Mayan Apocalypse Fears, Unless your head has been under a rock, you likely know that the world is supposed to end today, according to the Mayan calendar. Or maybe yesterday, since in some parts of the world Friday began on our Thursday.

And while there is still time for the world to end today, a greater mystery to many who actually study Mayan culture is how the idea got started in the first place. A cycle in the Mayan calendar does end today, but the end of the cycle didn’t imply the end of the world to the Maya, according to scholars.

“No. I don’t think there’s anything in Mayan culture or Mesoamerican culture that predicts the end of the world,” said University of Georgia anthropologist Stephen Kowalewski, who studies Mayan culture.

Historically, doomsday predictions are as common as dirt.

Some early Christians thought Jesus would return within a generation of his death, and predictions of end times have followed regularly. A Wikipedia list of doomsday prophecies takes up more than 15 printed pages, including recently four 2011 end of the world predictions.

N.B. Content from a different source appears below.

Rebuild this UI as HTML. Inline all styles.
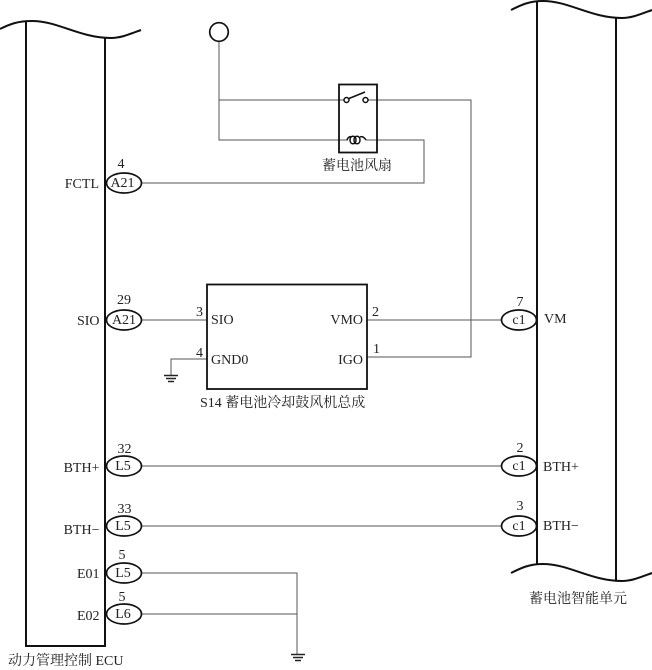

Greene County’s Nuwaubian Nation said it would happen May 5, 2000.

Jerry Falwell said God would pour out his judgment on the world Jan. 1, 2000.

Pat Robertson looked to April 29, 2007, as the day God would destroy the world, according to the article.

The witch-hunting New England cleric Cotton Mather predicted the world would end in 1697. Like many seers, when he was wrong he tried again, and picked two more wrong dates before giving up.

Some doomsday predictions have had tragic results.

In 1998, Marshall Applewhite, leader of the Heaven’s Gate cult, said a spaceship was following Comet Hale-Bopp, and that only by committing suicide could their souls reach the spaceship and salvation. Applewhite took his own advice, along with 38 of his followers.

Even though the Mayan Apocalypse is the latest in a long line, it’s been one of the more popular ones.